Yes, a significant proportion of those brilliant people who defied consensus opinion were considered crackpots before their insights produced results. There is only enough space in this response to go into detail on one example, but I will provide links to brief bios of some others at the end of this post.
At the beginning of the 20th century, virtually everyone travelled in horse-drawn carriages. Thousands of people were employed as blacksmiths, replacing the shoes of horses that pulled carriages to deliver people or milk. The concept of a car, a carriage that could drive itself, was outside the imagination of the average citizen.
Then, in 1896, a school dropout named Henry, building on skills acquired as an engineer at the Edison Illuminating Company in Detroit, MI decided to build his own engine and house it in a “horseless carriage.” By 1903, he had founded a corporation that was dedicated to building these newly configured “horseless carriages” for the masses.
When the early models appeared on roads made for horse travel, people ran behind these vehicles chanting, “Get a horse!” How could a carriage possibly move by itself without a horse pulling it? To make cars affordable for the working class, Ford realized that he had to reduce costs by increasing the efficiency of production. To achieve this, he instituted the moving assembly line, whereby workers installed car parts on the chassis as it moved past at a fixed rate. This moving assembly line revolutionized production methods and ushered in a new era of mass production.
As “Henry Ford” became a household name, the automobile visionary received growing criticism. The Wall Street Journal and the New York Times initially criticized Henry for his low wages and assembly lines, and later for his low prices. His shareholders, who were also at odds with his ideology, launched a series of lawsuits to block the implementation of his vision.

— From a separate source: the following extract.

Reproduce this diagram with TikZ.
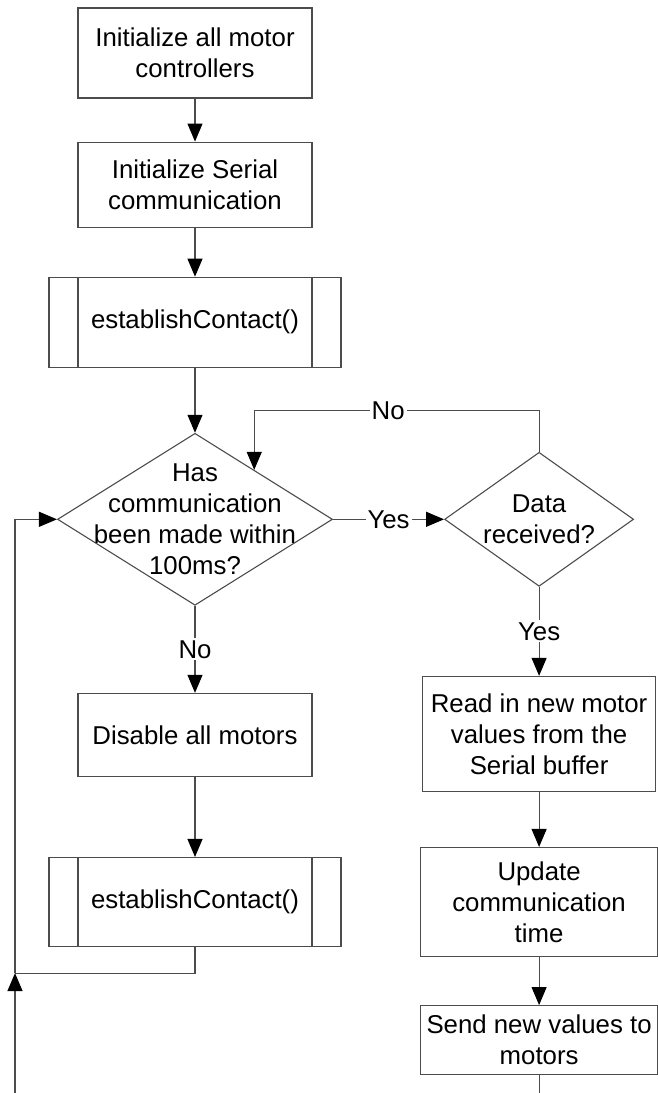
\documentclass[tikz,border=0pt]{standalone}
\usepackage{fontspec}
\setmainfont{Liberation Sans}
\usetikzlibrary{shapes.geometric, positioning, arrows.meta, calc}
\tikzset{
  flownode/.style = {align=center, inner sep=0pt, text centered, font=\fontsize{12.9}{15.5}\selectfont},
  tbox/.style = {flownode, rectangle, draw=black!70, line width=0.55pt, minimum width=117pt, minimum height=45pt},
  tsub/.style = {tbox, minimum width=146pt, path picture={
      \draw[black!70, line width=0.55pt]
        ([xshift=14.5pt]path picture bounding box.north west) -- ([xshift=14.5pt]path picture bounding box.south west)
        ([xshift=-14.5pt]path picture bounding box.north east) -- ([xshift=-14.5pt]path picture bounding box.south east);}},
  tdec/.style = {flownode, diamond, draw=black!70, line width=0.55pt},
  tlabel/.style = {flownode, fill=white, inner sep=1pt},
  flow/.style = {draw=black!70, line width=0.55pt},
  >={Triangle[length=9pt, width=7.5pt, color=black]},
}

\begin{document}
\begin{tikzpicture}
\node [tbox] (I1) {Initialize all motor\\controllers};
\useasboundingbox ($(I1.center)+(-97.5pt,26.5pt)$) rectangle ($(I1.center)+(231.5pt,-520pt)$);
\node [tbox, minimum height=42.5pt, below=21.5pt of I1] (I2) {Initialize Serial\\communication};
\node [tsub, below=24.5pt of I2] (C1) {establishContact()};
\node [tdec, minimum width=137.5pt, minimum height=86pt, below=32.5pt of C1,
  label={[flownode]center:Has\\communication\\been made within\\100ms?}] (D1) {};
\node [tdec, minimum width=94.5pt, minimum height=67pt, right=55.5pt of D1,
  label={[flownode]center:Data\\received?}] (D2) {};
\node [tbox, minimum height=41.5pt, below=43.5pt of D1] (M1) {Disable all motors};
\node [tsub, minimum height=44.5pt, below=40pt of M1] (C2) {establishContact()};
\node [tbox, minimum width=116.5pt, minimum height=57.5pt, below=44.5pt of D2] (R1) {Read in new motor\\values from the\\Serial buffer};
\node [tbox, minimum width=118.5pt, minimum height=54.5pt, below=27.5pt of R1] (U1) {Update\\communication\\time};
\node [tbox, minimum width=118.5pt, minimum height=34.5pt, below=24pt of U1] (T1) {Send new values to\\motors};

\coordinate (E) at ($(D1.north)!0.429!(D1.east)$);
\coordinate (J) at ($(C2.south)+(-90pt,-13pt)$);
\coordinate (B1) at ($(J)+(0,-63pt)$);
\coordinate (B2) at (T1.south |- B1);

\draw[->][flow] (I1) -- (I2);
\draw[->][flow] (I2) -- (C1);
\draw[->][flow] (C1) -- (D1);
\draw[->][flow] (D1) -- node [tlabel] {Yes} (D2);
\draw[->][flow] (D1) -- node [tlabel] {No} (M1);
\draw[->][flow] (D2) -- node [tlabel] {Yes} (R1);
\draw[->][flow] (D2.north) -- ++(0,20.5pt) -| node [tlabel, pos=0.265] {No} (E);
\draw[->][flow] (M1) -- (C2);
\draw[->][flow] (R1) -- (U1);
\draw[->][flow] (U1) -- (T1);
\draw[flow] (T1) -- (B2);
\draw[flow] (C2) |- (J);
\draw[->][flow] (B1) -- (J);
\draw[->][flow] (J) |- (D1.west);
\end{tikzpicture}
\end{document}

Having come from working class beginnings, Henry Ford identified with his employees and set the hourly wages higher than those typically paid for unskilled work. He also reduced the number of hours of labor below the standard work week, providing each worker with more time off for rest or leisure. When he reduced the price of his cars below their cost, his Chief Financial Officer quit and filed a lawsuit, announcing to the press that Henry had gone mad. The press called him “mad Henry.” The suit alleged that Ford’s moves were self-serving and contrary to the best interests of the shareholders. But Ford was striving toward higher ideals and longer-term goals. He was prepared to lose in the short run for long-term gain. He felt that by reducing the prices of his cars so that everyone could afford them, and simultaneously raising the worker wage, he would be seeding his own market.
Gradually, the efficacy of Ford’s innovations became apparent. Their success was manifest in the growth of the Ford Motor Company from a firm with a nominal capitalization of $100,000 in 1903 to a behemoth with a surplus of $700 million in 1927. In the two decades between 1908 and 1927, exactly 15,458,781 Model T cars rolled off Ford’s assembly lines. The Model T had established itself as the car for the masses. In the process, Ford established himself as the father of modern mass production and a founder of the auto manufacturing industry. More importantly, Ford’s “democratization” of the automobile had profound long-term implications for the social fabric of America through the creation of a middle class. Henry Ford was a man with a vision who was considered “mad” until the world saw his success.
Visionaries like Henry Ford, throughout history, have been ridiculed, persecuted, or executed for their divergent thinking. Galileo, whom Einstein described as “the father of science” was convicted of heresy and put under house arrest until his death (See Sobell Dava. (2000) Galileo’s Daughter. Penguin Books). Father Gregor Mendel failed the oral exams that were a requirement to teach biology and his discovery of the laws of genetics went unnoticed until decades after his death. Einstein was originally considered a radical by the physics community and his theories were dismissed as “Jewish physics.” Even though he made outstanding discoveries in 1905, he was not to receive a Nobel Prize for another 15 years. These visionaries didn’t metamorphose from “crackpot” to genius, by changing their beliefs; they remained consistent throughout. It was public perception that changed as those without the vision witnessed what they never believed possible.